Picasso had returned to Barcelona in January 1903. He had been living in Paris since October of the previous year. This second sojourn in Paris had not been a success however; indeed, it was a period marked by failure and poverty for the artist, so much so, that Picasso purposefully shrouded recollections and details of this time – a period that he later called one of the most miserable of his life – in mystery. On his return to Paris, he desperately tried to sell his paintings to dealers including Durand-Ruel and Vollard, neither of whom bought anything. Moving from room to room across the city, he soon ran out of money, unable to buy art supplies nor even candles or oil for a lamp. As the winter drew in, the artist was both freezing and starving, left with little other option than to return home to Barcelona. ‘After returning to Barcelona around the middle of January, he remained for well over a year, but this would be his last prolonged stay on Spanish soil’, John Richardson has written. ‘Defeat had made him more than ever determined to go back to Paris and prevail. Where else could a modern artist get a measure of his own powers?’ (J. Richardson, A Life of Picasso, vol. I, 1881-1906, London, 1991, p. 267).

Back in Barcelona, Picasso moved back in with his parents, taking a room to use as a studio further down the street. Though he longed to be in Paris, he threw himself into his work, painting what would become some of the great early masterpieces of his career, all painted between 1903 and early 1904, including La vie, La celestina, Le vieux guitariste aveugle, Le repas de l'aveugle, and L'ascète. ‘For the next fifteen months Picasso set about perfecting the synthesis towards which he had been working ever since the Vollard show eighteen months earlier’, Richardson writes. ‘And within a very few months he had arrived at a romantically agonised view of life and a style that was appropriately eloquent, mannered and, for all its derivations, original’ (J. Richardson, ibid., p. 269). It was during this transformative period that Picasso executed Femme accroupie.

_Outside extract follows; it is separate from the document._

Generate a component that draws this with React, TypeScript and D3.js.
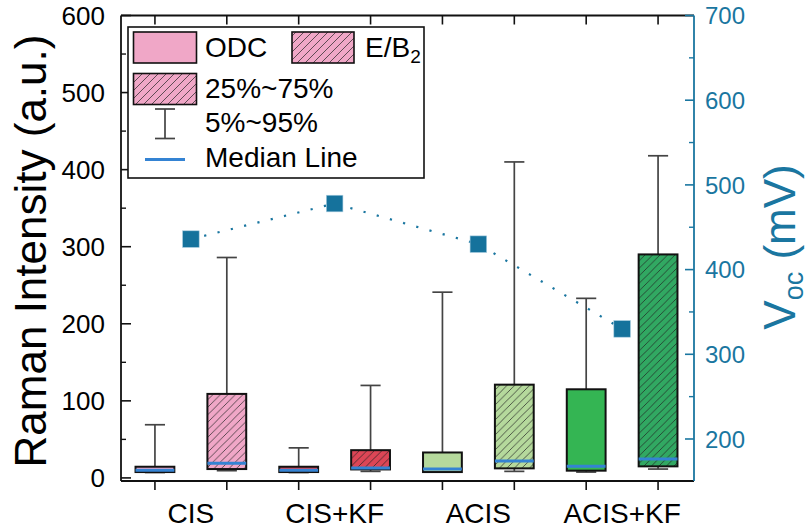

The image of a woman crouching, looking melancholic, downtrodden, destitute and forlorn, was one of the recurring motifs of Picasso's Blue Period, and Femme accroupie is immediately reminiscent of the images of absinthe drinkers, frugal repasts and other expressive figures immortalised in those works. Indeed, with her seated, near crouching pose, Femme accroupie is closely related to an important series of Blue Period canvases depicting crouching women – archetypes of female suffering – that Picasso started in Paris in the autumn of 1901 and continued following his return to Barcelona in January 1902 (Zervos, vol. I, nos. 105, 119-121, 133 & 160). Picasso had found his models for this series in the women’s prison in Montmartre. He found that he could paint these poor women, most of whom were prostitutes, free of charge, and their destitute situations seemed to correspond to a growing sense of depression in his own life and current situation. Yet, in the present work, Picasso has seemingly removed this nude figure from any contextual or narrative setting; her identity is enigmatic, her impassive expression inscrutable. As Pierre Daix described the works of this 1903 Barcelona period, ‘His work became finer and stronger. His blues deepened, the figures went through stages of undress to stand revealed in all their expressive nudity’ (Daix, quoted in P. Daix & G. Boudaille, Picasso, The Blue and Rose Periods: A Catalogue Raisonné, 1900-1906, London, 1967, p. 218). In this way, this figure transcends the time of its creation to become a singular evocation of humanity that defines the artist’s later Blue Period works, as he mined the depths of human sentiment and emotion to create works that induce powerful waves of compassion.

Acquired by the Salon Bollag, Femme accroupie was lent to the 1932 Zurich Kunsthaus for Picasso’s first major museum exhibition. Held in the autumn of 1932, this show followed the large exhibition that had been held in Paris, at the Galerie Georges Petit earlier in the year; indeed, over half of the paintings from Paris travelled to Zurich, where they were joined by forty-three new works, and an array of works on paper. This was a landmark moment in the life and career of Picasso. Having turned fifty the previous year, the artist was well aware of his growing age, and was insistent that the retrospective look to the future rather than canonise his past. He was intricately involved with the hang of the exhibition in Paris, choosing not to display his works chronologically, by period, but instead mixing styles and subjects together. Though he was not as directly involved with the curation of the Zurich exhibition, he travelled there with his wife Olga and son Paulo at the beginning of September, a few days before the opening, to oversee the final preparations. These two successive exhibitions saw the artist’s fame reach an unprecedented level. Regarded as one of the greatest living artists, Picasso was celebrated the world over, the astonishing diversity, power and innovation of his life’s work displayed for all to see.